> TASK PROMPT
Leave out the pictures and retype only the lines from the opening line to the line that holds "0.01, 0.02, 0.03];", both ends included.

> INFORMATION SUPPLIED

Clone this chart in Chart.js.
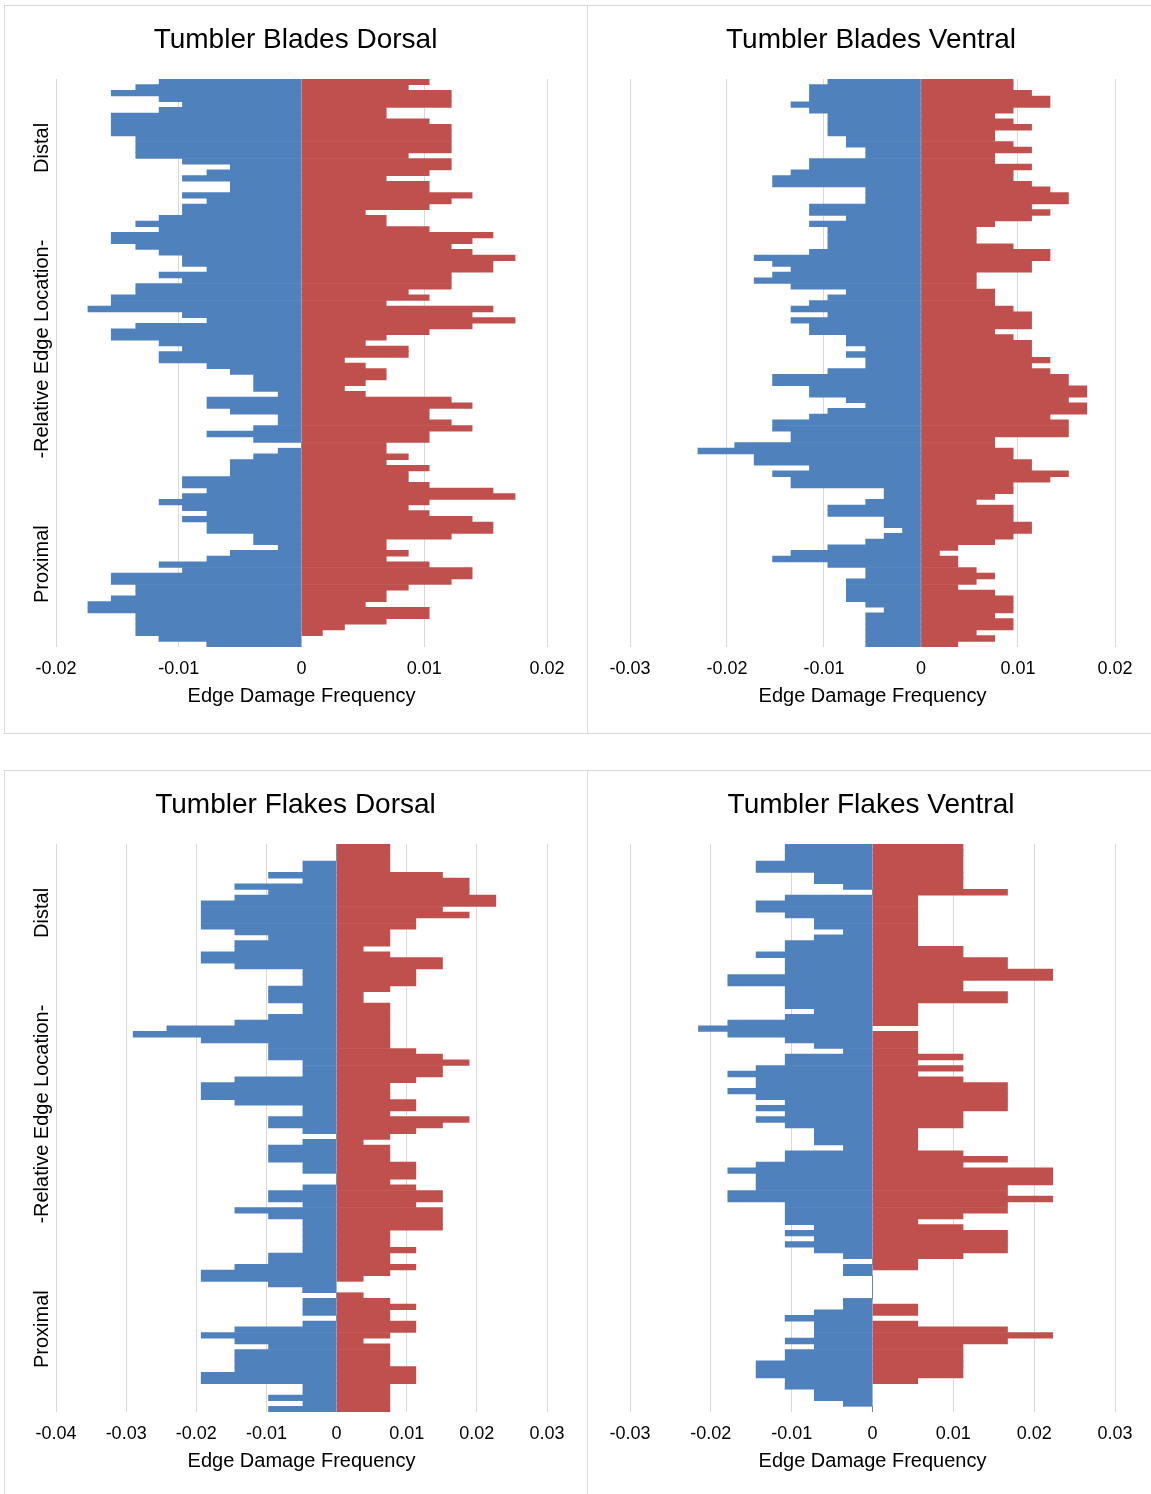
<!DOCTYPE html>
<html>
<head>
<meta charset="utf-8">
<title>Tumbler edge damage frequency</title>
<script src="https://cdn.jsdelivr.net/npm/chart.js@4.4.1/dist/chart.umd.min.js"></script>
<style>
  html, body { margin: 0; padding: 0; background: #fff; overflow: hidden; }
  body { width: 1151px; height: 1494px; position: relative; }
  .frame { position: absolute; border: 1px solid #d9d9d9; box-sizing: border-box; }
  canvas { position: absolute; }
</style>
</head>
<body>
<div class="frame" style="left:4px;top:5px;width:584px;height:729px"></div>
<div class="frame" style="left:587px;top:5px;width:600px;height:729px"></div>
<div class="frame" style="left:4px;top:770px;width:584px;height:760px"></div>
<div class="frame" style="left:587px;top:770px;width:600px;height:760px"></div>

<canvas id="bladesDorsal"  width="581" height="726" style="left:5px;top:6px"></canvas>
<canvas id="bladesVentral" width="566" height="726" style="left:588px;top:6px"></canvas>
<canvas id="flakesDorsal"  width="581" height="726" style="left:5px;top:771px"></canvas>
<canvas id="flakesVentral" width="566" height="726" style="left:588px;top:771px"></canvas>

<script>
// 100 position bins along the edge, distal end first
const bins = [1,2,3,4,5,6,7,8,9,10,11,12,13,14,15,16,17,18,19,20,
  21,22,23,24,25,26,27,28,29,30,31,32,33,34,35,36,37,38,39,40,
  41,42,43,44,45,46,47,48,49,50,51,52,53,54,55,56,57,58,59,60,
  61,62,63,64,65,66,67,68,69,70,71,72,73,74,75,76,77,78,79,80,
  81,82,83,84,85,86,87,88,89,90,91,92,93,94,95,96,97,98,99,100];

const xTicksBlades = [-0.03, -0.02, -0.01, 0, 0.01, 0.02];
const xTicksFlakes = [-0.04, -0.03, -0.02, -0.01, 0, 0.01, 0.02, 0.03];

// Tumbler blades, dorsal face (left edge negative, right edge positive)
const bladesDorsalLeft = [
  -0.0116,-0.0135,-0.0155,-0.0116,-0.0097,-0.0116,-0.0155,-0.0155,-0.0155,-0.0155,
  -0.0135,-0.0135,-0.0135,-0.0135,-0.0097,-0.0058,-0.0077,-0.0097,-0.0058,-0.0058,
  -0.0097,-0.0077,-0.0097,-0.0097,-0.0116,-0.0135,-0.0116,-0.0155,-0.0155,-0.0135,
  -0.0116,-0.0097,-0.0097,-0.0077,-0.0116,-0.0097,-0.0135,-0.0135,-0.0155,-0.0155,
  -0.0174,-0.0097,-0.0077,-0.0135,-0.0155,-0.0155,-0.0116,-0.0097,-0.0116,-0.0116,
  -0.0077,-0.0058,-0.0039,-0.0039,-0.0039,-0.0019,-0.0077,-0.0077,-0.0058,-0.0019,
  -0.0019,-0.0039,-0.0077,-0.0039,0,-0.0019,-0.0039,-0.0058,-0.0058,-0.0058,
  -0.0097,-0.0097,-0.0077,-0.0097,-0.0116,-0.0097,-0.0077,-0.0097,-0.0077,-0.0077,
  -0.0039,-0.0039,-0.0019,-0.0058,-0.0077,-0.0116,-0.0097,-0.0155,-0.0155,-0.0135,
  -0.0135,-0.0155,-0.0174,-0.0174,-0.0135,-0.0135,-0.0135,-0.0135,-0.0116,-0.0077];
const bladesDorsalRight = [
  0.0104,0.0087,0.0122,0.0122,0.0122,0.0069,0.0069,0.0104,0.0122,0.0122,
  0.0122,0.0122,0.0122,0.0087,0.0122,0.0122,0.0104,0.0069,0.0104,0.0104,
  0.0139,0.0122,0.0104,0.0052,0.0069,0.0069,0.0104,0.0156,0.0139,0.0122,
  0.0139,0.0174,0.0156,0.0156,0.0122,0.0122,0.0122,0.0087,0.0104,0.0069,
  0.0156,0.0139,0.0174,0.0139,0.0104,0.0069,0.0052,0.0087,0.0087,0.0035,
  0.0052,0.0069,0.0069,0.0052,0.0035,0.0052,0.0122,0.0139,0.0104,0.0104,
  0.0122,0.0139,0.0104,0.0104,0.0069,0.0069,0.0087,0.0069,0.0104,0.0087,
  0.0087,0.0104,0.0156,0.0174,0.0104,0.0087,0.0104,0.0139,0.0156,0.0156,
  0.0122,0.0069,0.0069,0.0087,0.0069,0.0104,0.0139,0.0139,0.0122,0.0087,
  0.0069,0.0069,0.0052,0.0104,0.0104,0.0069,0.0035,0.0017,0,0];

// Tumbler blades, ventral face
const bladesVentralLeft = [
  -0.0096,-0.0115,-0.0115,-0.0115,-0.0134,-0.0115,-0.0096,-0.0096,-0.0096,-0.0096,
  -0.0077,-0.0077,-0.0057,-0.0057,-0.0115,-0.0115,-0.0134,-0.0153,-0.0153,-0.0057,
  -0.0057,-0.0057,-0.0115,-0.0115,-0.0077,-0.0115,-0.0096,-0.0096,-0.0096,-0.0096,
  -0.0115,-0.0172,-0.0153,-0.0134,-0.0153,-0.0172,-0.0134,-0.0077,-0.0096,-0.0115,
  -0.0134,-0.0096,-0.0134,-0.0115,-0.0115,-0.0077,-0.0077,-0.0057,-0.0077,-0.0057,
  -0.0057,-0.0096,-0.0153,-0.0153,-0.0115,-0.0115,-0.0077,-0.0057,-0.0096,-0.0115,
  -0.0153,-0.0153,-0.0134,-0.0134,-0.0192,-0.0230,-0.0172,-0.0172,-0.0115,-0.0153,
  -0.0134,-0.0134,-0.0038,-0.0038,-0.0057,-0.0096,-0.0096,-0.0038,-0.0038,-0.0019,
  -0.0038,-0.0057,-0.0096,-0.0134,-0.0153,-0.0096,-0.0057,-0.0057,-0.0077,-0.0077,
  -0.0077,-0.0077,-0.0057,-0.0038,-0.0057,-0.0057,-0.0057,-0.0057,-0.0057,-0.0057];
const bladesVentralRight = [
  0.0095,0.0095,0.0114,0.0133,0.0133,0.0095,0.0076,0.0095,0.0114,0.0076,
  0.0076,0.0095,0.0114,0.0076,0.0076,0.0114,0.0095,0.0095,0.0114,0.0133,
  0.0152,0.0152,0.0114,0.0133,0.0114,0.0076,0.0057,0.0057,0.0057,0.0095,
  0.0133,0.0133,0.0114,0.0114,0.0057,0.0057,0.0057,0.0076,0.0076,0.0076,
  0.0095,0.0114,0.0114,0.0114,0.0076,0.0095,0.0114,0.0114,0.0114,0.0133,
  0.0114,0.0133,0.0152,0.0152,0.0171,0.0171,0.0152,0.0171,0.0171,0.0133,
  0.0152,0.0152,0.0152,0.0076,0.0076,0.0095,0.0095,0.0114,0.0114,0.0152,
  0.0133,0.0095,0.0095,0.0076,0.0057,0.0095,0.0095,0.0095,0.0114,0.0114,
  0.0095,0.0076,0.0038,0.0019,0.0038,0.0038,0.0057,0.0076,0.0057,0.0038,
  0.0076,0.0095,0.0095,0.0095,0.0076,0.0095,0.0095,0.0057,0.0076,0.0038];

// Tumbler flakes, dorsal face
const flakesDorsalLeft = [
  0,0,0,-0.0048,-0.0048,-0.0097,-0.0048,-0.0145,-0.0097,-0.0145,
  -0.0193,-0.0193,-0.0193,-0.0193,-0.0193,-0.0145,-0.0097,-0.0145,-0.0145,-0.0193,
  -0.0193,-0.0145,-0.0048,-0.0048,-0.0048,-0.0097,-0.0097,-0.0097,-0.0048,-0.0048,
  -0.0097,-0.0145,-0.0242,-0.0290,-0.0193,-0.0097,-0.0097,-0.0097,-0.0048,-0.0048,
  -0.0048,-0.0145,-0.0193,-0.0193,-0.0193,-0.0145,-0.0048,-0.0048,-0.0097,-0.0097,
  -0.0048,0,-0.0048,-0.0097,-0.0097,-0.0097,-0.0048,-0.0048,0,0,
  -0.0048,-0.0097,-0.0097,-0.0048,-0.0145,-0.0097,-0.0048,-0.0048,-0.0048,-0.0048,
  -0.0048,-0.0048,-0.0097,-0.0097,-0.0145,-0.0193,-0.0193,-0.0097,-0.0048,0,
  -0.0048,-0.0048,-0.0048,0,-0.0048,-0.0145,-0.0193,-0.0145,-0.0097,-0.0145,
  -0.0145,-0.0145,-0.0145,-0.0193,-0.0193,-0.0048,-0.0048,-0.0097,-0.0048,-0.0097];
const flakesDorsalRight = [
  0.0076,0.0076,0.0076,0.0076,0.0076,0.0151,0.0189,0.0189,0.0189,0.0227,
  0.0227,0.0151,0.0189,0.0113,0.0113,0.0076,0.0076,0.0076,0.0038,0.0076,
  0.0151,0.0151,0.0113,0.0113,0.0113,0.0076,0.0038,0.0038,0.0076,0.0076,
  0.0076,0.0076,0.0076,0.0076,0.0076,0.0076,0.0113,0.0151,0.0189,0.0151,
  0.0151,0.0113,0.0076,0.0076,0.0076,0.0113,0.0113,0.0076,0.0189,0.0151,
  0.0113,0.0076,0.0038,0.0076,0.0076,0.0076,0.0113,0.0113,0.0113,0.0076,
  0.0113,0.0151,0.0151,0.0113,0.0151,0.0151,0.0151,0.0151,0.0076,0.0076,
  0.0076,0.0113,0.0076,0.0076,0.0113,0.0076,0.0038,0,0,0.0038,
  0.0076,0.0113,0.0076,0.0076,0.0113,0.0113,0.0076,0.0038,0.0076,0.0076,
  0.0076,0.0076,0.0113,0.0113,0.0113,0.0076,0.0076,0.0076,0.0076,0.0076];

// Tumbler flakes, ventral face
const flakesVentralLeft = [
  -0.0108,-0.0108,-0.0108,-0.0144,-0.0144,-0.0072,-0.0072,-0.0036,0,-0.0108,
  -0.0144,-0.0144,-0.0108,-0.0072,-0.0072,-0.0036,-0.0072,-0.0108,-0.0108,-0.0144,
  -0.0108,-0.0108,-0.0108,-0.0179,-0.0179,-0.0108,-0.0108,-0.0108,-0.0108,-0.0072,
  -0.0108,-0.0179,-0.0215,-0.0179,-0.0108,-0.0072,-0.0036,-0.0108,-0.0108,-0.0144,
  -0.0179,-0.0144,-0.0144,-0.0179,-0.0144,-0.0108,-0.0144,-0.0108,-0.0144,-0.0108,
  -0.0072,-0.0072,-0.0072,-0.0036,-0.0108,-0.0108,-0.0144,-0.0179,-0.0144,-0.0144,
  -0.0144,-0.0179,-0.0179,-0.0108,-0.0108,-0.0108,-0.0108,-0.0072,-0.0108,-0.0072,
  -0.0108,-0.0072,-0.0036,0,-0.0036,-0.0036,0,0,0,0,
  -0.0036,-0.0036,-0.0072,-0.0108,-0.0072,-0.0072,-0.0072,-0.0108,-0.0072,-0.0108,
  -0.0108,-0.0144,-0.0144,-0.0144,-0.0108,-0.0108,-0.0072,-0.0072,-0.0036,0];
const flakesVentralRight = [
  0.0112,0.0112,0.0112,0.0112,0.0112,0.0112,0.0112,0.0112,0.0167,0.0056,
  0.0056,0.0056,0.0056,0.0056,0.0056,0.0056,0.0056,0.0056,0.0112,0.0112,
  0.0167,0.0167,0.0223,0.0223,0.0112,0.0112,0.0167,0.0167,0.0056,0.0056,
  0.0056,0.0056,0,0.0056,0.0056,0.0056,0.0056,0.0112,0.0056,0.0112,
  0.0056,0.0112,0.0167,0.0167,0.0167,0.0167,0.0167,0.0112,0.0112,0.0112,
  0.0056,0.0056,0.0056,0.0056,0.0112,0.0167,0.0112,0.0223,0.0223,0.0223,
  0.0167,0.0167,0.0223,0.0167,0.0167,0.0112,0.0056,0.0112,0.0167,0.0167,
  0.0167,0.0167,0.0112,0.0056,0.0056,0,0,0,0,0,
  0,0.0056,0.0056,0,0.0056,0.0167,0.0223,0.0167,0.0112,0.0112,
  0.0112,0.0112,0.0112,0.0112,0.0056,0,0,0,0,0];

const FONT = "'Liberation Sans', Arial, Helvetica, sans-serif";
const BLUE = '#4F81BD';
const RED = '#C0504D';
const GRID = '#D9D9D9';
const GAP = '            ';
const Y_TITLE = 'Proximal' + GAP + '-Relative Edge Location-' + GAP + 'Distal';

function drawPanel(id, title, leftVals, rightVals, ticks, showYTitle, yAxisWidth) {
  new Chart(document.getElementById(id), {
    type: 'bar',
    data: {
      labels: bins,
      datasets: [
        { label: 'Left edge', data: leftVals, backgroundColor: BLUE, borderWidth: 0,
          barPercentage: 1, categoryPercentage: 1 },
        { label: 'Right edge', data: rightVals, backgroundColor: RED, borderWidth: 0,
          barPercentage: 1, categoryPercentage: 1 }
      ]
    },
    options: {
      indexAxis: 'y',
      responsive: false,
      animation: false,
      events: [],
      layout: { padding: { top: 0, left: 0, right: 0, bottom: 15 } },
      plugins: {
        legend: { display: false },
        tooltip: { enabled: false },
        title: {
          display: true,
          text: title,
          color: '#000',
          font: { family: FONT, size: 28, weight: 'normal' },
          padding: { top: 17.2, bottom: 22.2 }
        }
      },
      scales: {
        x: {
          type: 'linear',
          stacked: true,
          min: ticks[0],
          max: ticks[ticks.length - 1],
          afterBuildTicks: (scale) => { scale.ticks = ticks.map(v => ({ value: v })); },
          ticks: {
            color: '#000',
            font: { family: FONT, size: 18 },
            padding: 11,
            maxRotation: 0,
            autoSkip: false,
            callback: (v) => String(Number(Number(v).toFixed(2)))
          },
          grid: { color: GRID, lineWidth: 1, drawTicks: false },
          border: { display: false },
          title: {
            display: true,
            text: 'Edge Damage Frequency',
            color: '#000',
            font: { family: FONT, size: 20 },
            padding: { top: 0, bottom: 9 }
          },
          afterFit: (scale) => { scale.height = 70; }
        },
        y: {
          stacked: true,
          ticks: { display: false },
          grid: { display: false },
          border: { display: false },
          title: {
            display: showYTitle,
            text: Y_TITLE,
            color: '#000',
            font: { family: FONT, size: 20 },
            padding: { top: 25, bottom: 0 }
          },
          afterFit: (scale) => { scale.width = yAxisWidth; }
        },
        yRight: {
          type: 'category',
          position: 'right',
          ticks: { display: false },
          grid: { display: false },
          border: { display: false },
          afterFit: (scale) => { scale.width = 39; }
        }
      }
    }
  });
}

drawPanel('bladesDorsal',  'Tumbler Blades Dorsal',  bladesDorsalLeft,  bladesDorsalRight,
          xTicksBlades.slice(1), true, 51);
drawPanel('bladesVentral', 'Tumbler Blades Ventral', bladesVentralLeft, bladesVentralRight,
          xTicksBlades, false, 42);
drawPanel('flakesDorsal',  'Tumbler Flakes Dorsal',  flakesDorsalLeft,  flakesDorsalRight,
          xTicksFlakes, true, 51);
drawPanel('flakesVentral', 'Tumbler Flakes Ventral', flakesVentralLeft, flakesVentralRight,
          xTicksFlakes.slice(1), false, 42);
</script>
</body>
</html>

> OUTPUT OF THE EXERCISE
Clone this chart in Chart.js.
<!DOCTYPE html>
<html>
<head>
<meta charset="utf-8">
<title>Tumbler edge damage frequency</title>
<script src="https://cdn.jsdelivr.net/npm/chart.js@4.4.1/dist/chart.umd.min.js"></script>
<style>
  html, body { margin: 0; padding: 0; background: #fff; overflow: hidden; }
  body { width: 1151px; height: 1494px; position: relative; }
  .frame { position: absolute; border: 1px solid #d9d9d9; box-sizing: border-box; }
  canvas { position: absolute; }
</style>
</head>
<body>
<div class="frame" style="left:4px;top:5px;width:584px;height:729px"></div>
<div class="frame" style="left:587px;top:5px;width:600px;height:729px"></div>
<div class="frame" style="left:4px;top:770px;width:584px;height:760px"></div>
<div class="frame" style="left:587px;top:770px;width:600px;height:760px"></div>

<canvas id="bladesDorsal"  width="581" height="726" style="left:5px;top:6px"></canvas>
<canvas id="bladesVentral" width="566" height="726" style="left:588px;top:6px"></canvas>
<canvas id="flakesDorsal"  width="581" height="726" style="left:5px;top:771px"></canvas>
<canvas id="flakesVentral" width="566" height="726" style="left:588px;top:771px"></canvas>

<script>
// 100 position bins along the edge, distal end first
const bins = [1,2,3,4,5,6,7,8,9,10,11,12,13,14,15,16,17,18,19,20,
  21,22,23,24,25,26,27,28,29,30,31,32,33,34,35,36,37,38,39,40,
  41,42,43,44,45,46,47,48,49,50,51,52,53,54,55,56,57,58,59,60,
  61,62,63,64,65,66,67,68,69,70,71,72,73,74,75,76,77,78,79,80,
  81,82,83,84,85,86,87,88,89,90,91,92,93,94,95,96,97,98,99,100];

const xTicksBlades = [-0.03, -0.02, -0.01, 0, 0.01, 0.02];
const xTicksFlakes = [-0.04, -0.03, -0.02, -0.01, 0, 0.01, 0.02, 0.03];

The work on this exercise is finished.